After 1995, the Central Bureau of Investigation (CBI) took the case and registered a case against over 250 people who have connection and involvement in this heinous crime. All the accused were arrested and during the course of the trial, 54 accused have died and over a decade of investigation, a trial court in Dharmapuri pronounced its verdict in 2011, convicting the rest of over 200 accused and awarding them imprisonments.
The trial courrt verdict
In its 2011 verdict, the Dharmapuri trial court found all the accused guilty, particularly, seventeen officials were found guilty of rape. The court awarded 10-year incarceration for 12 accused while five others were given seven years each. The remainder of the convicts were given jail terms of between two and five years. A large portion of people had welcomed the verdict as it became a historical judgment of convicting hundreds of government officials at a same time.
Reacting to the trial court verdict, P Shanmugam, the then president of the Tamil Nadu Tribal People's Association, said, "This is an historic judgment. All the accused in this case are government officials. Till date, I don't think so many government officials are convicted in a single case." However, all the accused had decided to challenge the verdict and the sentence in a higher court.
The appeal and the current track of the case
The convicts moved their appeal petition, challenging the Dharmapuri trial court verdict, to the Madras High Court in 2011 and twelve years after they waged a legal battle against their conviction, the High Court has on Friday delivered its verdict, only to quash their petition and to uphold the judgment and sentence pronounced by the Dharmapuri trial court in 2011.
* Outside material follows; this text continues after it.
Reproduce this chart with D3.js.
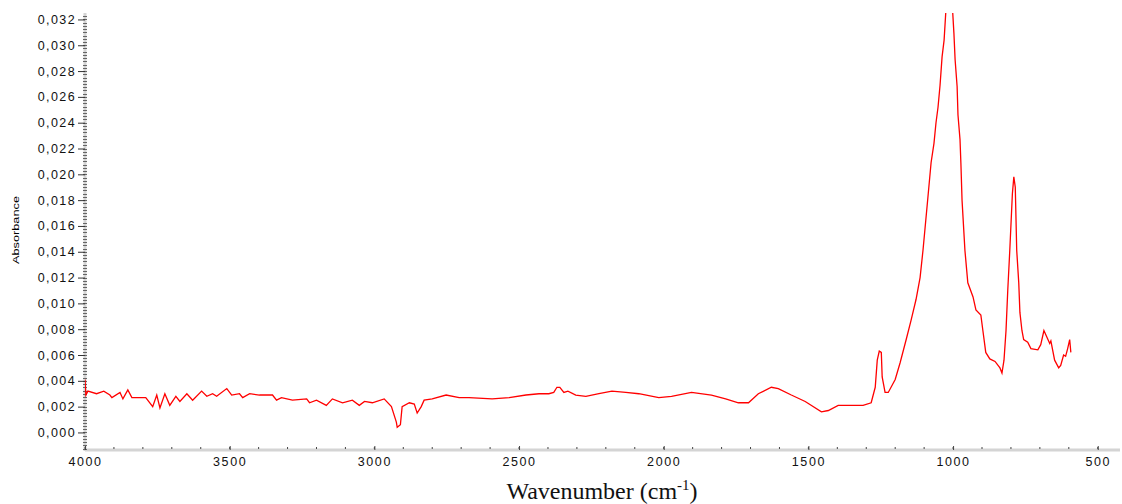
<!DOCTYPE html>
<html><head><meta charset="utf-8">
<script src="https://cdn.jsdelivr.net/npm/d3@7"></script>
<style>
body{margin:0;background:#fff;}
svg{display:block;}
</style></head>
<body><svg id="c" width="1122" height="504"></svg>
<script>
// Wavenumber (cm-1) and absorbance
const wavenumbers = [4000,3997,3990,3960,3935,3914,3907,3879,3869,3852,3838,3810,3790,3766,3752,3741,3724,3707,3686,3672,3648,3628,3597,3579,3559,3545,3510,3493,3466,3455,3431,3397,3352,3338,3321,3283,3234,3224,3200,3166,3145,3110,3076,3052,3034,3007,2966,2941,2924,2921,2910,2904,2879,2862,2852,2838,2828,2800,2752,2707,2673,2593,2534,2476,2431,2397,2380,2369,2359,2345,2331,2304,2269,2224,2179,2131,2086,2017,1973,1904,1835,1786,1742,1707,1673,1628,1604,1559,1511,1455,1431,1397,1338,1311,1283,1269,1262,1255,1248,1245,1235,1224,1200,1183,1162,1145,1128,1114,1104,1087,1076,1066,1059,1052,1045,1038,1031,1024,1015,1005,997,993,986,983,976,973,969,959,949,931,921,904,897,887,873,855,838,831,824,817,811,804,795,790,785,780,773,769,762,756,742,731,707,697,686,676,666,662,649,635,628,618,611,604,597,593];
const absorbance = [0.0041,0.0029,0.0032,0.0030,0.0032,0.0029,0.0027,0.0031,0.0026,0.0033,0.0027,0.0027,0.0027,0.0020,0.0029,0.0019,0.0030,0.0021,0.0028,0.0024,0.0030,0.0025,0.0032,0.0028,0.0030,0.0028,0.0034,0.0029,0.0030,0.0027,0.0030,0.0029,0.0029,0.0025,0.0027,0.0025,0.0026,0.0023,0.0025,0.0021,0.0026,0.0023,0.0025,0.0021,0.0024,0.0023,0.0026,0.0020,0.0008,0.0004,0.0006,0.0020,0.0023,0.0022,0.0015,0.0020,0.0025,0.0026,0.0029,0.0027,0.0027,0.0026,0.0027,0.0029,0.0030,0.0030,0.0031,0.0035,0.0035,0.0031,0.0032,0.0029,0.0028,0.0030,0.0032,0.0031,0.0030,0.0027,0.0028,0.0031,0.0029,0.0026,0.0023,0.0023,0.0030,0.0035,0.0034,0.0029,0.0024,0.0016,0.0017,0.0021,0.0021,0.0021,0.0023,0.0035,0.0056,0.0063,0.0062,0.0043,0.0031,0.0031,0.0041,0.0054,0.0072,0.0087,0.0103,0.0120,0.0141,0.0182,0.0209,0.0224,0.0240,0.0252,0.0269,0.0291,0.0304,0.0330,0.0360,0.0340,0.0309,0.0289,0.0268,0.0246,0.0227,0.0209,0.0180,0.0141,0.0116,0.0105,0.0095,0.0091,0.0079,0.0062,0.0057,0.0055,0.0050,0.0046,0.0056,0.0079,0.0110,0.0141,0.0185,0.0198,0.0190,0.0141,0.0116,0.0093,0.0079,0.0072,0.0070,0.0065,0.0064,0.0068,0.0079,0.0074,0.0069,0.0071,0.0056,0.0050,0.0052,0.0060,0.0059,0.0065,0.0072,0.0062];
const xTicks = [4000,3500,3000,2500,2000,1500,1000,500];
const yTicks = [0,0.002,0.004,0.006,0.008,0.010,0.012,0.014,0.016,0.018,0.020,0.022,0.024,0.026,0.028,0.030,0.032];

const svg = d3.select("#c");
const L = 85, R = 1118, T = 13, B = 450;
const x = d3.scaleLinear().domain([4000, 430]).range([L, R]);
const y = d3.scaleLinear().domain([-0.00136, 0.0325]).range([B, T]);
const fmt = v => d3.format(".3f")(v).replace(".", ",");

svg.append("defs").append("clipPath").attr("id","clip")
  .append("rect").attr("x",L).attr("y",T).attr("width",R-L).attr("height",B-T);

// axis lines (light grey)
svg.append("line").attr("x1",L).attr("x2",L).attr("y1",T).attr("y2",B+1)
  .attr("stroke","#d4d4d4").attr("stroke-width",3);
svg.append("line").attr("x1",L).attr("x2",R+2).attr("y1",B).attr("y2",B)
  .attr("stroke","#d4d4d4").attr("stroke-width",3);

// y minor ticks
const yMinor = d3.range(-0.00125, 0.0325, 0.00025);
svg.append("g").selectAll("line").data(yMinor).join("line")
  .attr("x1",L-2).attr("x2",L+2).attr("y1",d=>Math.round(y(d))+0.5).attr("y2",d=>Math.round(y(d))+0.5)
  .attr("stroke","#666").attr("stroke-width",1);

// y axis
const yAxis = d3.axisLeft(y).tickValues(yTicks).tickFormat(fmt).tickSize(7).tickPadding(2);
const gy = svg.append("g").attr("transform",`translate(${L},0)`).call(yAxis);
gy.select(".domain").remove();
gy.selectAll(".tick line").attr("stroke","#333");
gy.selectAll(".tick text").attr("font-family","Liberation Sans, Arial, sans-serif")
  .attr("font-size",12.5).attr("letter-spacing","1.4px").attr("fill","#111");

// x minor ticks
const xMinor = d3.range(4000, 430, -100);
svg.append("g").selectAll("line").data(xMinor).join("line")
  .attr("x1",d=>x(d)).attr("x2",d=>x(d)).attr("y1",B-3).attr("y2",B-1)
  .attr("stroke","#444").attr("stroke-width",1);

// x axis
const xAxis = d3.axisBottom(x).tickValues(xTicks).tickFormat(d3.format("d")).tickSize(3).tickPadding(4);
const gx = svg.append("g").attr("transform",`translate(0,${B})`).call(xAxis);
gx.select(".domain").remove();
gx.selectAll(".tick line").attr("stroke","#444").attr("y1",-4).attr("y2",0);
gx.selectAll(".tick text").attr("font-family","Liberation Sans, Arial, sans-serif")
  .attr("font-size",12.5).attr("letter-spacing","1.6px").attr("fill","#111");

// spectrum
const pts = wavenumbers.map((w,i)=>[w, absorbance[i]]);
svg.append("path").datum(pts).attr("clip-path","url(#clip)")
  .attr("fill","none").attr("stroke","#ff0000").attr("stroke-width",1.3)
  .attr("d", d3.line().x(d=>x(d[0])).y(d=>y(d[1])));

// y label
svg.append("text").attr("transform","translate(19,230) rotate(-90)")
  .attr("text-anchor","middle").attr("font-family","Liberation Sans Narrow, Liberation Sans, Arial, sans-serif")
  .attr("font-size",9).attr("textLength",68).attr("lengthAdjust","spacingAndGlyphs")
  .text("Absorbance");

// x title
const xt = svg.append("text").attr("x",602).attr("y",499).attr("text-anchor","middle")
  .attr("font-family","Liberation Serif, Times New Roman, serif").attr("font-size",24).attr("fill","#111");
xt.append("tspan").text("Wavenumber (cm");
xt.append("tspan").attr("dy",-9).attr("font-size",15).text("-1");
xt.append("tspan").attr("dy",9).text(")");
</script></body></html>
During these past twelve years, the High Court had a hectic task of hearing the hundreds of convicts, identiying them, and recording the witnesses. It was due to these marathon process that, the advocates say, it took twelve years to deliver the verdict. Dismissing the appeal petition from 215 convicts, Madras High Court Judge Justice P Velmurugan had delivered the verdict and directed the state government to offer compensation of Rs 10 lakh to each victim.
Justice Velmurugan ordered the government to give suitable employment to the victims, either it can be government jobs, or from private firms, or from women self-help groups. The Justice has also recommended the government to take stringent action against the then District Collector of Dharmapuri, then Superintendent of Police, and the district forest official.
Most of the convicts, after making an appeal in 2011, were awarded bail while the convicts who found guilty of raping women spent three years in prison. However, after three years, they were conferred with bail and all the 215 convicts were walking free all these years. As their appeal petition has now been dismissed by the Madras High Court, Justice Velmurugan had ordered all the accused to surrender before the Krishnagiri court.
It has been reported that during these twelve years, some of the convicts have died and the documentations confirming their deaths are being submitted in the high court and for the convicts who had already spent years in prison, they are now ordered to serve the rest of their terms. It is pertinent to note that earlier this March, Justice Velmurugan had visited Vachathi and held an inspection into what now remain grim and haunting rubbles of the past.